Fowler, who was Maryland’s chief medical examiner from 2002 to 2019, testified that the primary cause of Floyd’s death was a sudden heart rhythm disturbance during police restraint due to underlying heart disease and not a lack of oxygen. The medical experts sent a letter to Maryland Attorney General Brian Frosh asserting that Fowler’s expert testimony deviated from standard medical practice.  They objected to Fowler classifying the manner of Floyd’s death as undetermined rather than “homicide.” 

 The four hundred doctors who took exception to Fowler’s opinion said in their letter they had significant concerns about his previous pathology practice and management, noting the possibility that Fowler could have purposefully been avoiding classifying in-custody deaths as a homicides and instead classifying them as accidental or undetermined.

The experts asked for an immediate review of all in-custody deaths investigated during the Fowler years by the Office of the Chief Medical Examiner, and AG Frosh agreed.
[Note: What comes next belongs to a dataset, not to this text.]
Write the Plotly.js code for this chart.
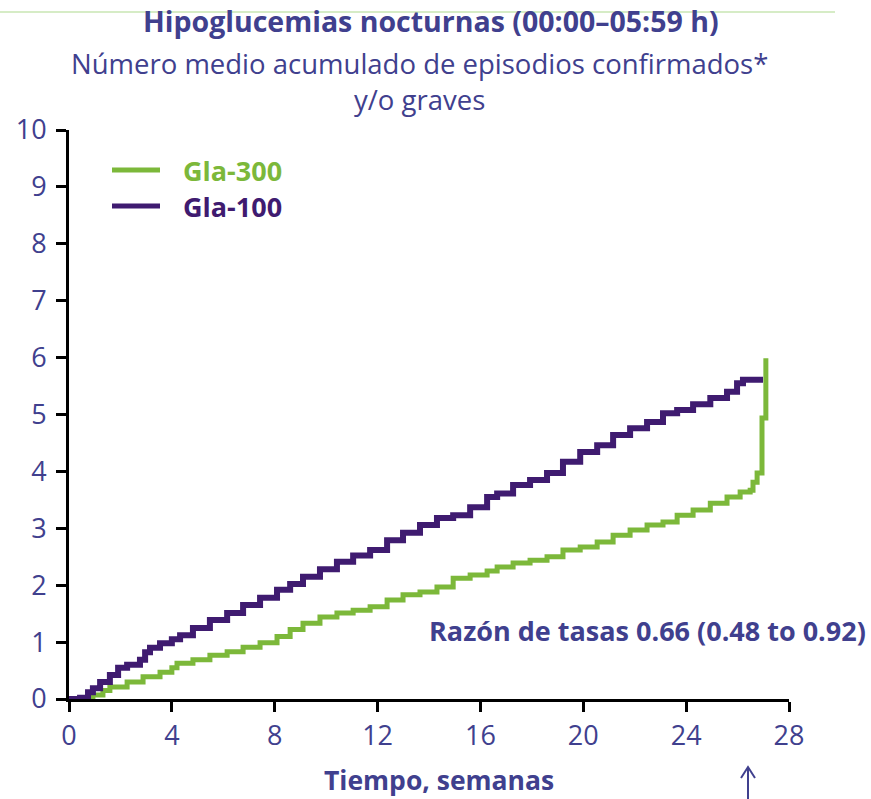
<!DOCTYPE html>
<html>
<head>
<meta charset="utf-8">
<script src="https://cdn.plot.ly/plotly-3.0.1.min.js"></script>
<style>
  html, body { margin: 0; padding: 0; background: #ffffff; }
  #chart { width: 871px; height: 799px; }
</style>
</head>
<body>
<div id="chart"></div>
<script>
// Mean cumulative number of nocturnal hypoglycaemia events over time (weeks)
const weeksGla100 = [0, 0.43, 0.74, 0.93, 1.21, 1.59, 1.91, 2.26, 2.76, 2.96, 3.15, 3.54, 4.0, 4.32, 4.82,
  5.48, 6.15, 6.77, 7.43, 8.09, 8.6, 9.1, 9.76, 10.42, 11.05, 11.71, 12.37, 12.99, 13.65, 14.31,
  14.94, 15.6, 16.26, 16.65, 17.27, 17.93, 18.59, 19.21, 19.88, 20.54, 21.16, 21.82, 22.48, 23.1,
  23.65, 24.27, 24.94, 25.59, 25.98, 26.21, 26.99];
const eventsGla100 = [0, 0.02, 0.12, 0.19, 0.3, 0.42, 0.55, 0.6, 0.69, 0.82, 0.9, 0.98, 1.05, 1.12, 1.25,
  1.39, 1.51, 1.65, 1.78, 1.92, 2.02, 2.15, 2.28, 2.41, 2.52, 2.62, 2.79, 2.92, 3.06, 3.18,
  3.23, 3.37, 3.55, 3.61, 3.76, 3.85, 3.97, 4.17, 4.34, 4.46, 4.64, 4.76, 4.87, 5.02,
  5.08, 5.18, 5.29, 5.4, 5.55, 5.61, 5.61];

const weeksGla300 = [0, 0.43, 0.93, 1.32, 1.59, 2.26, 2.88, 3.54, 4.0, 4.2, 4.82, 5.48, 6.15, 6.77, 7.43,
  8.09, 8.6, 9.1, 9.76, 10.42, 11.05, 11.71, 12.37, 12.99, 13.65, 14.31, 14.94, 15.6, 16.26, 16.65,
  17.27, 17.93, 18.59, 19.21, 19.88, 20.54, 21.16, 21.82, 22.48, 23.1, 23.65, 24.27, 24.94, 25.59,
  26.1, 26.49, 26.6, 26.76, 26.95, 27.1];
const eventsGla300 = [0, 0.01, 0.07, 0.15, 0.21, 0.3, 0.39, 0.47, 0.55, 0.63, 0.69, 0.77, 0.83, 0.91, 0.99,
  1.1, 1.22, 1.33, 1.44, 1.51, 1.56, 1.62, 1.74, 1.83, 1.88, 1.97, 2.12, 2.18, 2.25, 2.32,
  2.39, 2.44, 2.5, 2.62, 2.67, 2.76, 2.88, 2.97, 3.06, 3.11, 3.23, 3.32, 3.44, 3.55,
  3.64, 3.67, 3.81, 3.97, 4.94, 5.99];

const xTicks = [0, 4, 8, 12, 16, 20, 24, 28];
const yTicks = [0, 1, 2, 3, 4, 5, 6, 7, 8, 9, 10];

const seriesNames = ['Gla-300', 'Gla-100'];
const seriesColors = ['#7cb83a', '#3f1b70'];

const titleText = '<b>Hipoglucemias nocturnas (00:00–05:59 h)</b>';
const subtitleLine1 = 'Número medio acumulado de episodios confirmados*';
const subtitleLine2 = 'y/o graves';
const rateText = '<b>Razón de tasas 0.66 (0.48 to 0.92)</b>';
const xAxisTitle = '<b>Tiempo, semanas</b>';

const textColor = '#40408e';
const fontFamily = '"Open Sans", "Noto Sans", sans-serif';

const traces = [
  {
    x: weeksGla300, y: eventsGla300, name: seriesNames[0],
    type: 'scatter', mode: 'lines', line: { shape: 'hv', color: seriesColors[0], width: 5 }
  },
  {
    x: weeksGla100, y: eventsGla100, name: seriesNames[1],
    type: 'scatter', mode: 'lines', line: { shape: 'hv', color: seriesColors[1], width: 6 }
  }
];

const axisCommon = {
  showgrid: false, zeroline: false,
  showline: true, linecolor: '#000000', linewidth: 3,
  ticks: 'outside', ticklen: 10, tickwidth: 3, tickcolor: '#000000',
  tickfont: { family: fontFamily, size: 27, color: textColor },
  fixedrange: true
};

// helpers: pixel position -> paper fraction of the 720 x 569 plot area
const px = v => (v - 69) / 720;
const py = v => (699 - v) / 569;

const layout = {
  width: 871, height: 799,
  paper_bgcolor: '#ffffff', plot_bgcolor: '#ffffff',
  margin: { l: 69, r: 82, t: 130, b: 100 },
  showlegend: false,
  font: { family: fontFamily, color: textColor },
  xaxis: Object.assign({}, axisCommon, {
    range: [0, 28], tickvals: xTicks, ticktext: xTicks.map(String), ticklabelstandoff: 1
  }),
  yaxis: Object.assign({}, axisCommon, {
    range: [0, 10], tickvals: yTicks, ticktext: yTicks.map(String), ticklabelstandoff: 4
  }),
  shapes: [
    // thin header rule
    { type: 'line', xref: 'paper', yref: 'paper', x0: px(0), x1: px(835), y0: py(12), y1: py(12),
      line: { color: '#d6ecc6', width: 2 } },
    // legend keys
    { type: 'line', xref: 'paper', yref: 'paper', x0: px(112), x1: px(160), y0: py(170), y1: py(170),
      line: { color: seriesColors[0], width: 5 } },
    { type: 'line', xref: 'paper', yref: 'paper', x0: px(112), x1: px(160), y0: py(206), y1: py(206),
      line: { color: seriesColors[1], width: 5 } },
    // upward arrow under the time axis
    { type: 'path', xref: 'paper', yref: 'paper',
      path: 'M ' + px(748) + ',' + py(800) + ' L ' + px(748) + ',' + py(767),
      line: { color: textColor, width: 2 } },
    { type: 'path', xref: 'paper', yref: 'paper',
      path: 'M ' + px(741) + ',' + py(778) + ' L ' + px(748) + ',' + py(767) + ' L ' + px(755) + ',' + py(778),
      line: { color: textColor, width: 2 } }
  ],
  annotations: [
    { text: titleText, xref: 'paper', yref: 'paper', x: px(431), y: py(21), xanchor: 'center', yanchor: 'middle',
      showarrow: false, font: { family: fontFamily, size: 28.5, color: textColor } },
    { text: subtitleLine1, xref: 'paper', yref: 'paper', x: px(419), y: py(63), xanchor: 'center', yanchor: 'middle',
      showarrow: false, font: { family: fontFamily, size: 27.5, color: textColor } },
    { text: subtitleLine2, xref: 'paper', yref: 'paper', x: px(419), y: py(100), xanchor: 'center', yanchor: 'middle',
      showarrow: false, font: { family: fontFamily, size: 27.5, color: textColor } },
    { text: '<b>' + seriesNames[0] + '</b>', xref: 'paper', yref: 'paper', x: px(181), y: py(170), xanchor: 'left', yanchor: 'middle',
      showarrow: false, font: { family: fontFamily, size: 27, color: seriesColors[0] } },
    { text: '<b>' + seriesNames[1] + '</b>', xref: 'paper', yref: 'paper', x: px(181), y: py(206), xanchor: 'left', yanchor: 'middle',
      showarrow: false, font: { family: fontFamily, size: 27, color: seriesColors[1] } },
    { text: rateText, xref: 'paper', yref: 'paper', x: px(868), y: py(630), xanchor: 'right', yanchor: 'middle',
      showarrow: false, font: { family: fontFamily, size: 27, color: textColor } },
    { text: xAxisTitle, xref: 'paper', yref: 'paper', x: px(439), y: py(780), xanchor: 'center', yanchor: 'middle',
      showarrow: false, font: { family: fontFamily, size: 26.5, color: textColor } }
  ]
};

Plotly.newPlot('chart', traces, layout, { staticPlot: true, displayModeBar: false });
</script>
</body>
</html>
The initial review looked at 1,300 autopsies and narrowed it down to a group of 100 for a more intensive review.

The 100 cases recommended for review by the Audit Design Team will be handled by additional independent forensic pathologists and other experts. The names of the decedents in the 100 cases will not be released, but two well-known cases are believed to be included in the review:   

The case of 44-year-old Tyrone West who died after running from Baltimore police during a traffic stop. The medical examiner said West died due to cardiac arrythmia aggravated by dehydration, a heart condition, and extreme heat, not from asphyxia nor trauma from the fight. 

The case of 19-year-old Anton Black who died after running from police during a 911 call.  During the autopsy, Fowler ruled that Black died because of a sudden cardiac event while struggling with police, not because they pinned him in a prone position while shackled.